Enough shopping distraction, there was the mega flight of Hatton Locks waiting for us and we definitely wanted to share the Locks. It was Bank Holiday Monday so there must be boats on the move. We made our way to moorings near the Bottom Lock and it was all quiet on the Hatton front. We could be there for the rest of the day. There was a lot of foot traffic and I was tempted to invite a couple of people to share the Locks, but I kept my mouth shut. Thankfully a holiday boat arrived and we were happy to team up with them. There was a young guy called Billy on the boat who turned out to be a Lock Superstar. He had left his windlass at the previous Lock, at the Cape of Good Hope, only ½ mile away, so I loaned him one of our ‘found’ windlasses and he got to work. His mother disappeared she walked back to try and find the windlass!
I helmed up a few Locks being alert to the previous time we had taken DB up the Hatton Locks and DB’s cruiser stern rail had been grabbed by the protruding Lock gate arm which appeared to over-open and not stay flush with the Lock wall. I say ‘then’ because the gates must have been repaired, thank goodness, and DB was not attacked!!

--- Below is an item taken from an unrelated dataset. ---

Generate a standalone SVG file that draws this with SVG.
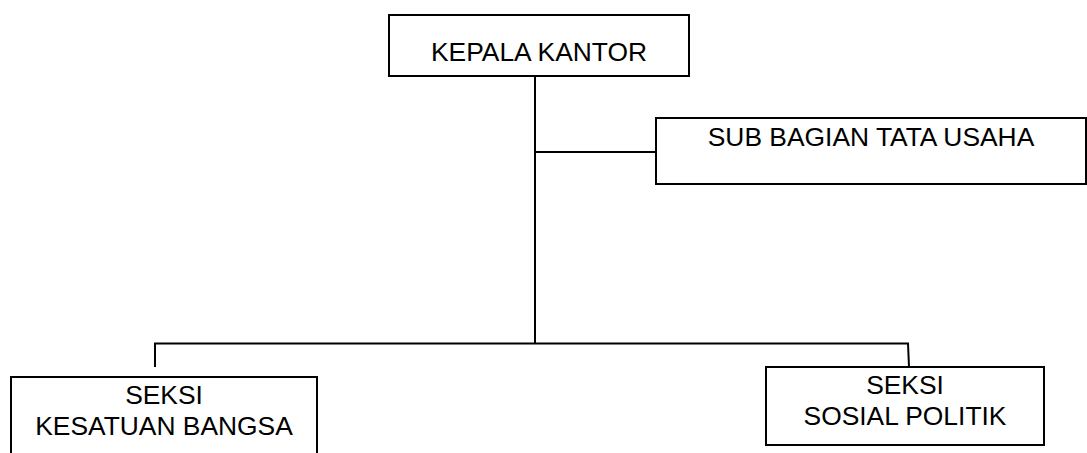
<svg xmlns="http://www.w3.org/2000/svg" width="1087" height="453" viewBox="0 0 1087 453">
<style>
.box{fill:#fff;stroke:#000;stroke-width:2}
.ln{fill:none;stroke:#000;stroke-width:2}
text{font-family:"Liberation Sans",Arial,sans-serif;font-size:26.4px;fill:#000;text-anchor:middle}
</style>
<rect width="1087" height="453" fill="#fff"/>
<g id="connectors">
<line class="ln" x1="535" y1="76" x2="535" y2="344"/>
<line class="ln" x1="534" y1="152" x2="656" y2="152"/>
<polyline class="ln" points="155,367 155,343.5 908,343.5 909,367"/>
</g>
<g id="kepala">
<rect class="box" x="389" y="15" width="300" height="61"/>
<text x="539" y="61">KEPALA KANTOR</text>
</g>
<g id="subbagian">
<rect class="box" x="656" y="118" width="430" height="66"/>
<text x="871" y="146">SUB BAGIAN TATA USAHA</text>
</g>
<g id="kesatuan">
<rect class="box" x="11" y="377" width="306" height="90"/>
<text x="164" y="404">SEKSI</text>
<text x="164" y="435">KESATUAN BANGSA</text>
</g>
<g id="sospol">
<rect class="box" x="766" y="367" width="278" height="78"/>
<text x="905" y="394">SEKSI</text>
<text x="905" y="425">SOSIAL POLITIK</text>
</g>
</svg>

Billy’s Mum returned clutching the forgotten windlass. I was surprised she found it, great. Her mother who was on board the rental boat had been in tears worrying about her daughter’s safety and concerned her ‘middle-aged’ daughter would go missing. They live in London, what does that say about London?
I got on with Locking. Again 3 people with windlasses make a big job less heavy. We had interest from some gongoozlers (GGs) and I asked them if they’d like to go up a Lock with Cptn on DB. Next thing 2 GG’s were on board with Cptn but their wives chose to remain on land. Happy chappies and I left them to get on with it. Hopefully one of them didn’t lose a hearing aid! At the Top Lock a random GG approached with a found ‘fallen’ hearing aid at a nearby Lock enquiring if it belonged to us. He ended up taking it to the nearby Café.

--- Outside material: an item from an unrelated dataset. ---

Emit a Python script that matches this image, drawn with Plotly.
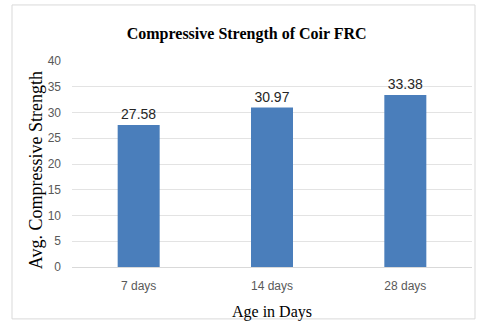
import plotly.graph_objects as go

# Compressive strength of coir fibre-reinforced concrete by curing age
ages = ["7 days", "14 days", "28 days"]
strength = [27.58, 30.97, 33.38]
y_ticks = [0, 5, 10, 15, 20, 25, 30, 35, 40]

serif = "Liberation Serif, Times New Roman"
sans = "Liberation Sans, Arial"

fig = go.Figure(
    go.Bar(
        x=ages,
        y=strength,
        text=[f"{v:.2f}" for v in strength],
        textposition="outside",
        textfont=dict(family=sans, size=14, color="#262626"),
        marker=dict(color="#4A7EBB", line=dict(width=0)),
        cliponaxis=False,
    )
)

fig.update_layout(
    width=479,
    height=321,
    margin=dict(l=72, r=7, t=61, b=54),
    paper_bgcolor="white",
    plot_bgcolor="white",
    bargap=0.685,
    showlegend=False,
    title=dict(
        text="<b>Compressive Strength of Coir FRC</b>",
        font=dict(family=serif, size=16, color="black"),
        x=0.515, xanchor="center", xref="container",
        y=0.897, yanchor="middle", yref="container",
    ),
    xaxis=dict(
        title=dict(text="Age in Days",
                   font=dict(family=serif, size=16, color="black"),
                   standoff=14),
        tickfont=dict(family=sans, size=12, color="#595959"),
        ticklabelstandoff=8,
        automargin=False,
        showgrid=False,
        showline=True, linecolor="#D9D9D9", linewidth=1,
        ticks="",
    ),
    yaxis=dict(
        range=[0, 40],
        tickvals=y_ticks,
        tickfont=dict(family=sans, size=12, color="#595959"),
        ticklabelstandoff=10,
        automargin=False,
        showgrid=True, gridcolor="#E3E3E3", gridwidth=1,
        zeroline=False,
        ticks="", ticklen=0,
    ),
    annotations=[
        dict(text="Avg. Compressive Strength", textangle=-90,
             xref="paper", yref="paper", x=-0.09, y=0.47,
             xanchor="center", yanchor="middle", showarrow=False,
             font=dict(family=serif, size=18, color="black")),
    ],
    shapes=[
        dict(type="rect", xref="paper", yref="paper",
             x0=-0.15, x1=1.0075, y0=-0.252, y1=1.272,
             line=dict(color="#D9D9D9", width=1), fillcolor="rgba(0,0,0,0)", layer="below"),
    ],
)

fig.write_html("out.html")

OK the Hatton done and we cruised to our favourite mooring on the Rowington Ridge. That is a happy place for us and worth a 2 night stop. Nearby I found Damson plums and greengages, I can’t refuse nature’s freebies. Damson jam is yum, I’ve heard damson gin is good but the jam takes the biscuit this time.
We cruised along to Kingswood Junction to move to the Stratford Upon Avon Canal and began another series of Locks. Back in the Narrow Locks and we were ahead of a ‘share’ boat, they were at a water point and I worked the Lock getting DB started going up a Lock giving me time to power walk to the shop to get sugar, how can you make jam without sugar? On my quick return DB was moving into the Lock ahead, helpful boaters (Australian that once was a Kiwi) so all good.

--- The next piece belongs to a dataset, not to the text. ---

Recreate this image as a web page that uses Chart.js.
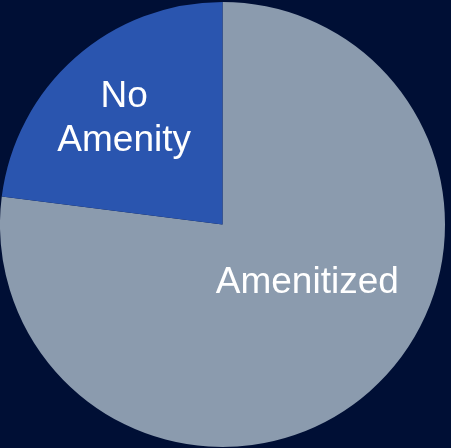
<!DOCTYPE html>
<html>
<head>
<meta charset="utf-8">
<title>Amenity share</title>
<script src="https://cdn.jsdelivr.net/npm/chart.js@4/dist/chart.umd.min.js"></script>
<style>
  html, body { margin: 0; padding: 0; background: #000F35; }
  #wrap { width: 451px; height: 448px; position: relative; }
</style>
</head>
<body>
<div id="wrap"><canvas id="pie"></canvas></div>
<script>
// Share of units, percent
const categories = ['Amenitized', 'No Amenity'];
const shares = [77, 23];
const sliceColors = ['#8B9BAE', '#2A55AF'];

// Label anchors as fractions of the pie radius, relative to its centre
const labelLines = [['Amenitized'], ['No', 'Amenity']];
const labelOffsets = [[0.381, 0.264], [-0.442, -0.474]];

const sliceLabels = {
  id: 'sliceLabels',
  afterDatasetsDraw(chart) {
    const ctx = chart.ctx;
    const meta = chart.getDatasetMeta(0);
    ctx.save();
    ctx.fillStyle = '#FFFFFF';
    ctx.font = '37px "Liberation Sans", Arial, sans-serif';
    ctx.textAlign = 'center';
    ctx.textBaseline = 'middle';
    meta.data.forEach((arc, i) => {
      const r = arc.outerRadius;
      const cx = arc.x + labelOffsets[i][0] * r;
      const cy = arc.y + labelOffsets[i][1] * r;
      const lines = labelLines[i];
      const lh = 44;
      lines.forEach((t, k) => {
        ctx.fillText(t, cx, cy + (k - (lines.length - 1) / 2) * lh);
      });
    });
    ctx.restore();
  }
};

new Chart(document.getElementById('pie'), {
  type: 'pie',
  data: {
    labels: categories,
    datasets: [{
      data: shares,
      backgroundColor: sliceColors,
      borderWidth: 0
    }]
  },
  options: {
    responsive: true,
    maintainAspectRatio: false,
    animation: false,
    layout: { padding: { top: 2, bottom: 1, left: 0, right: 6 } },
    plugins: {
      legend: { display: false },
      tooltip: { enabled: false }
    }
  },
  plugins: [sliceLabels]
});
</script>
</body>
</html>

After the next Lock, I had time to be ferried in DB to Lock 14 and the upcoming flight of Locks. I was thinking sweet jam as Cptn was moving DB closer to the Towpath so I could jump to land! Suddenly the prop’ made a sickening-clanging-loud-squeal as a hidden obstacle carried out its attack. The facial expressions from GG’s seated near the towpath, mirrored our feeling for DB and her injured prop’. She could move but she didn’t sound happy. Best to move up the Locks and find a place to moor and Cptn could assess the damage. Cptn has a lot of tools on DB but the one he needed was not in the collection.
A fat hand holding a clamp (I made that vision up) is not powerful enough to bend steel in the confines of a weed hatch and DB was going to have to limp along. Cptn phoned around to find a dry dock and the possibility of repairing or replacing the prop. We both agreed that DB out of water would be an ideal time to black her hull.
Droitwich Marina was selected, they sounded extremely accommodating with short notice and we were booked in meaning we had 4 days to get there.